Mit 'Befreiung, Eroberung und Revolution' betitelt Roberts Stalins Vorgehen in Osteuropa und Deutschland im Frühjahr 1945. Stalin werden für das Ende des Krieges zwei gegensätzliche Ziele zugeschrieben. Einerseits wollte er die Grand Alliance fortsetzen, um vor allem einer Wiederbelebung der von Deutschland ausgehenden Gefahren zu begegnen. Andererseits wollte er nicht darauf verzichten, seine langfristigen Ziele in Europa durchzusetzen, um sich an der Westgrenze der UdSSR auf befreundete Staaten stützen zu können. Roberts versucht, diesen Widerspruch so zu erklären: "A postwar political struggle with the west was not Stalin's preferred choice but it was a challenge he was prepared to face if the alternative was to accept a loss of Soviet influence and control in Eastern Europe. Having won the struggle against Hitler at such great cost, Stalin had no intention of losing the peace, even if that meant waging a dangerous cold war." (253). Die Spannungen, die sich im sowjetisch-amerikanischen Verhältnis mit dem Amtsantritt von Truman ergaben, werden entdramatisiert und die gute Atmosphäre zwischen Stalin und seinen vor und während der Potsdamer Konferenz wechselnden (Truman anstelle Roosevelts und Attlee anstelle Churchills) westlichen Partnern wird hervorgehoben. Die sowjetische Führung war mit den Konferenzergebnissen höchst zufrieden. Während Roberts einräumt, dass der Krieg gegen Japan Stalins eigener Krieg, nicht der Krieg des sowjetischen Volkes war, gibt er andererseits zu bedenken, dass die Erwartungen des sowjetischen Volkes, das für den Sieg alles gegeben und ein präzendenzloses nationales Trauma erlitten hatte, Teil der politischen Realität waren, mit der der Diktator (diese Klassifikation wird im Buch gemieden) zu rechnen hatte. Damit waren der Kompromissbereitschaft Stalins gegenüber den Westmächten in Europa Schranken gesetzt . Ein Rückzug auf die Grenzen vom 1. September 1939 wäre kaum möglich gewesen, ohne das stalinistische System zu gefährden.

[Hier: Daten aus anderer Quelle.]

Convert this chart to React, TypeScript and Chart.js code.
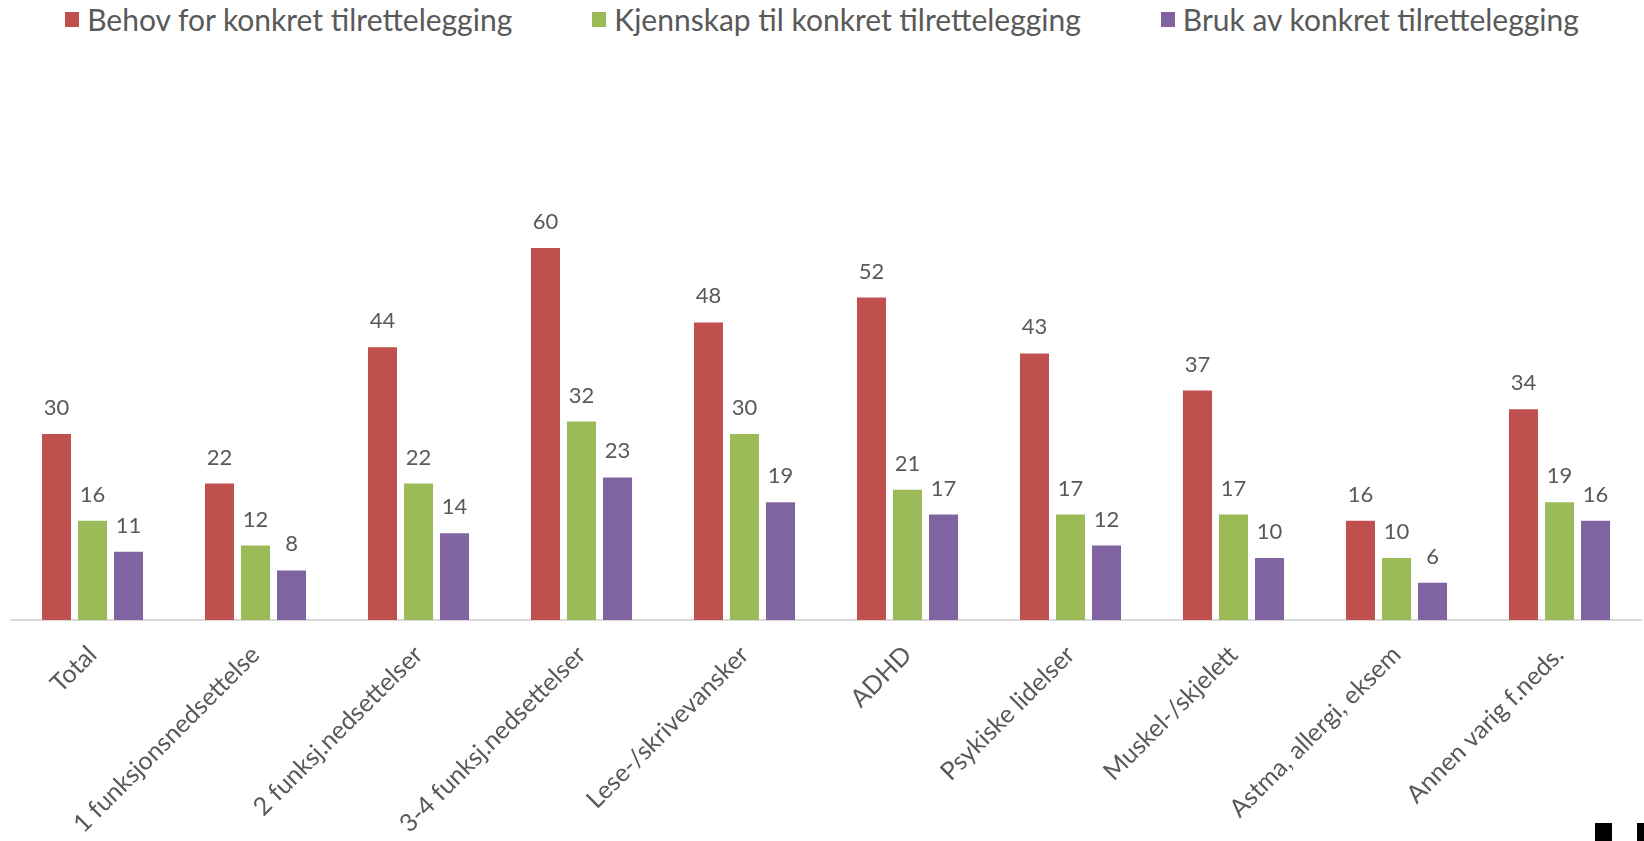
import React, { useEffect, useRef } from "react";
import { Chart, registerables } from "chart.js";

Chart.register(...registerables);

const categories = [
  "Total",
  "1 funksjonsnedsettelse",
  "2 funksj.nedsettelser",
  "3-4 funksj.nedsettelser",
  "Lese-/skrivevansker",
  "ADHD",
  "Psykiske lidelser",
  "Muskel-/skjelett",
  "Astma, allergi, eksem",
  "Annen varig f.neds.",
];

const seriesNames = [
  "Behov for konkret tilrettelegging",
  "Kjennskap til konkret tilrettelegging",
  "Bruk av konkret tilrettelegging",
];

const behov = [30, 22, 44, 60, 48, 52, 43, 37, 16, 34];
const kjennskap = [16, 12, 22, 32, 30, 21, 17, 17, 10, 19];
const bruk = [11, 8, 14, 23, 19, 17, 12, 10, 6, 16];

const colors = ["#C0504D", "#9BBB59", "#8064A2"];

const FONT = "Lato, 'Open Sans', sans-serif";
const TEXT = "#595959";

const valueLabels = {
  id: "valueLabels",
  afterDatasetsDraw(chart: any) {
    const ctx = chart.ctx;
    ctx.save();
    ctx.font = `22px ${FONT}`;
    ctx.fillStyle = TEXT;
    ctx.textAlign = "center";
    ctx.textBaseline = "bottom";
    chart.data.datasets.forEach((ds: any, i: number) => {
      const meta = chart.getDatasetMeta(i);
      meta.data.forEach((bar: any, j: number) => {
        ctx.fillText(String(ds.data[j]), bar.x, bar.y - 15);
      });
    });
    ctx.restore();
  },
};

export default function App() {
  const ref = useRef<HTMLCanvasElement>(null);

  useEffect(() => {
    const datasets = [behov, kjennskap, bruk].map((d, i) => ({
      label: seriesNames[i],
      data: d,
      backgroundColor: colors[i],
      borderWidth: 0,
      categoryPercentage: 0.663,
      barPercentage: 0.806,
    }));
    const chart = new Chart(ref.current!, {
      type: "bar",
      data: { labels: categories, datasets },
      options: {
        animation: false,
        responsive: true,
        maintainAspectRatio: false,
        layout: { padding: { top: 186, left: 11, right: 3, bottom: 0 } },
        plugins: {
          legend: { display: false },
          tooltip: { enabled: false },
        },
        scales: {
          y: { display: false, min: 0, max: 70 },
          x: {
            grid: { display: false },
            border: { display: true, color: "#D9D9D9", width: 2 },
            ticks: {
              color: TEXT,
              font: { family: FONT, size: 25 },
              minRotation: 45,
              maxRotation: 45,
              autoSkip: false,
              padding: 12,
            },
            afterFit(scale: any) {
              scale.height = 221;
            },
          },
        },
      },
      plugins: [valueLabels],
    });
    return () => chart.destroy();
  }, []);

  return (
    <div style={{ position: "fixed", left: 0, top: 0, width: 1644, height: 841, background: "#fff", overflow: "hidden" }}>
      <div
        style={{
          position: "absolute",
          top: 0,
          left: 0,
          width: 1644,
          height: 38,
          display: "flex",
          justifyContent: "center",
          alignItems: "center",
          gap: 80,
          fontFamily: FONT,
          fontSize: 30,
          color: TEXT,
        }}
      >
        {seriesNames.map((n, i) => (
          <div key={n} style={{ display: "flex", alignItems: "center", whiteSpace: "nowrap" }}>
            <span style={{ display: "inline-block", width: 14, height: 15, background: colors[i], marginRight: 8 }} />
            <span>{n}</span>
          </div>
        ))}
      </div>
      <div style={{ position: "absolute", left: 0, top: 0, width: 1644, height: 841 }}>
        <canvas ref={ref} />
      </div>
      <div style={{ position: "absolute", left: 1595, top: 823, width: 17, height: 18, background: "#000" }} />
      <div style={{ position: "absolute", left: 1637, top: 823, width: 7, height: 18, background: "#000" }} />
    </div>
  );
}
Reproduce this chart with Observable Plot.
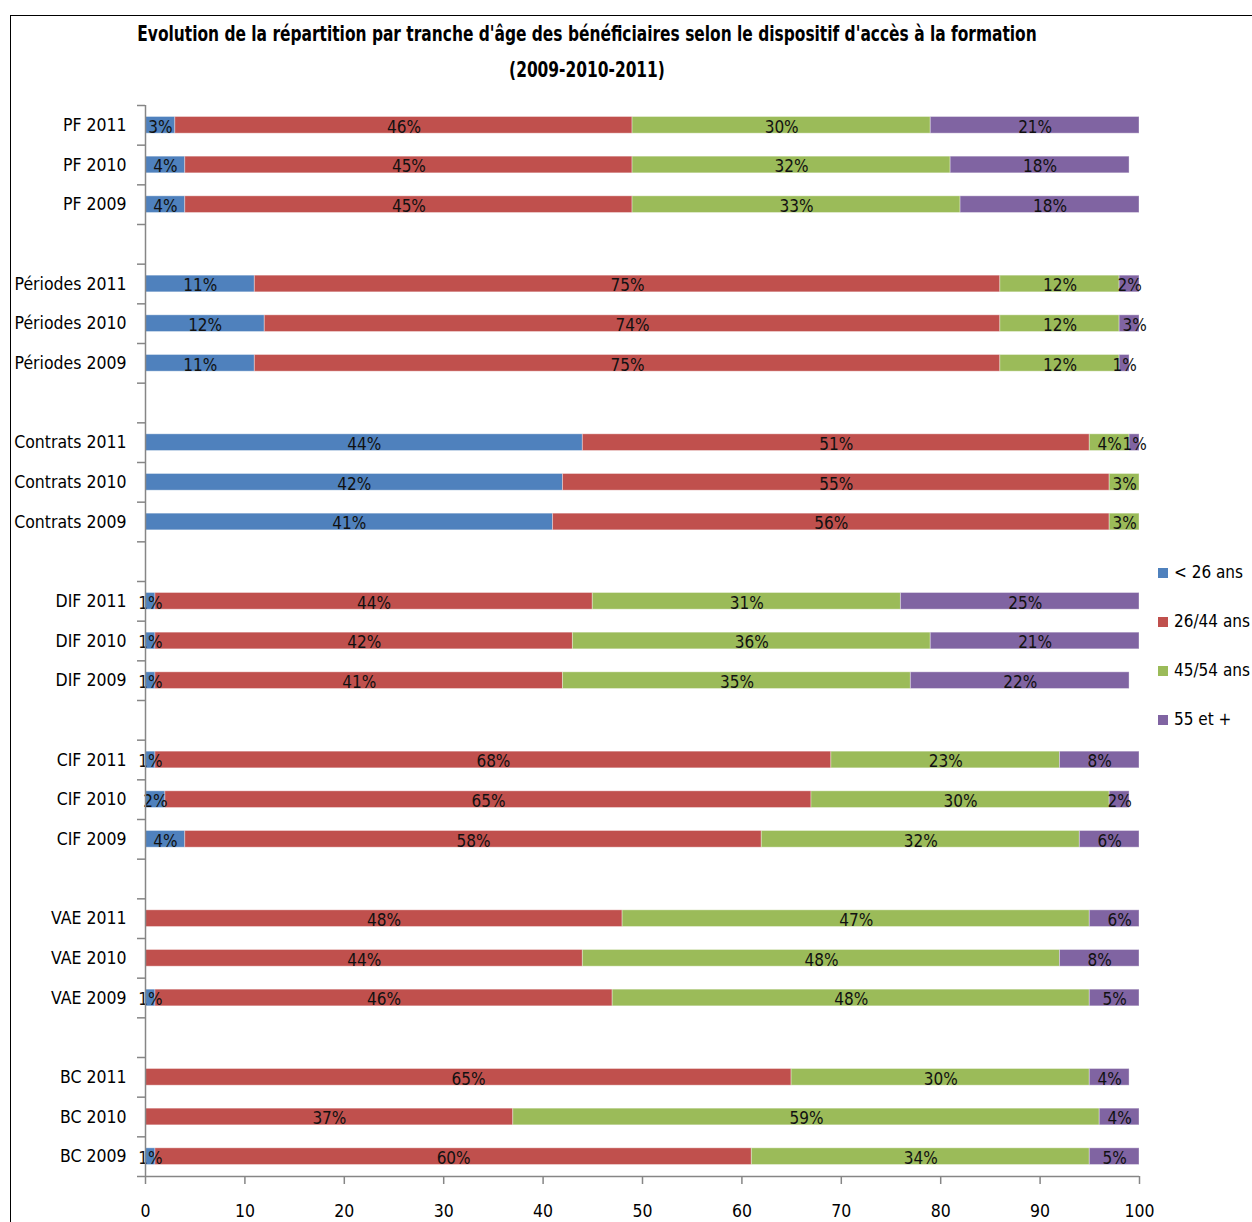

Die Nachkriegszeit, für die die Zeugnisse zu Stalins Denken lückenhafter und seine Taten widersprüchlicher werden, wird nicht nur kürzer, sondern auch weniger klar dargestellt. Stalin erscheint hier als gescheiterter Wahrer der Grand Alliance, deren Bruchpunkt mit der Verkündung des Marshallplans erreicht worden sei. Mit der Gründung des Kommunistischen Informationsbüros eröffnete Stalin offensiv den Kalten Krieg: "Indeed for Stalin the purpose of waging the cold war was not only to protect Soviet interests but to inflict a political and ideological defeat on warmongers in the west." (S. 320). Im Widerspruch zu dieser klaren Aussage rechnet es Roberts Stalin als Verdienst an, trotz der unnachgiebigen Haltung seiner westlichen Partner gegenüber den Sicherheitsinteressen der UdSSR weiterhin nach einem modus vivendi gesucht zu haben, um den Kalten Krieg zu drosseln und einen dauerhaften Frieden zu begründen (346). Tatsächlich bildete die Außenpolitik Stalins in den Jahren 1948-1953 ein Kaleidoskop widersprüchlicher Elemente. Der Bruch mit Tito, die Berliner Blockade, der Korea Krieg, die Stalin-Noten, all das lässt sich schwer auf einen Nenner bringen. Doch genau das versucht Roberts mithilfe der 'deutschen Frage', worunter er - wie Stalin - die Frage versteht, wie sich das deutsche Macht- und Aggressionspotenzial eindämmen oder zähmen ließ. Diese Frage traf den Nerv von Stalins Sicherheitsstreben. Ähnlich wie Wilfried Loth glaubt Roberts, die deutsche Frage habe Stalin gezwungen, nach Wegen zu suchen, um den selbst mitentfesselten Kalten Krieg abzubrechen, "even at the cost of sacrificing communist-controlled East Germany" (347).
Immer am Rande der Gefahr, zu großen Respekt vor Stalin zu entwickeln, ist es Roberts gelungen, die enormen Risiken, Probleme, Fehlleistungen und Siege aufzuzeigen, die mit der Person und dem Mythos Stalin verbunden bleiben. Dies ist eine faszinierende Leistung. Doch obwohl die unzähligen Verbrechen Stalins in keiner Weise geleugnet werden, kommt der Massenmörder und intolerante Machtpolitiker Stalin zu kurz. Der Rezensent fragt sich überdies, warum der Autor das Wirken Stalins nur selten vor dem Hintergrund der Passivität bzw. Aktivität der Westmächte zeigt. Die Logik seiner Argumentation hätte dadurch nur gewinnen können. Nichtsdestoweniger ist dieses Buch ein Meilenstein in der Erforschung von Stalins Kriegsführung und Kriegsdiplomatie.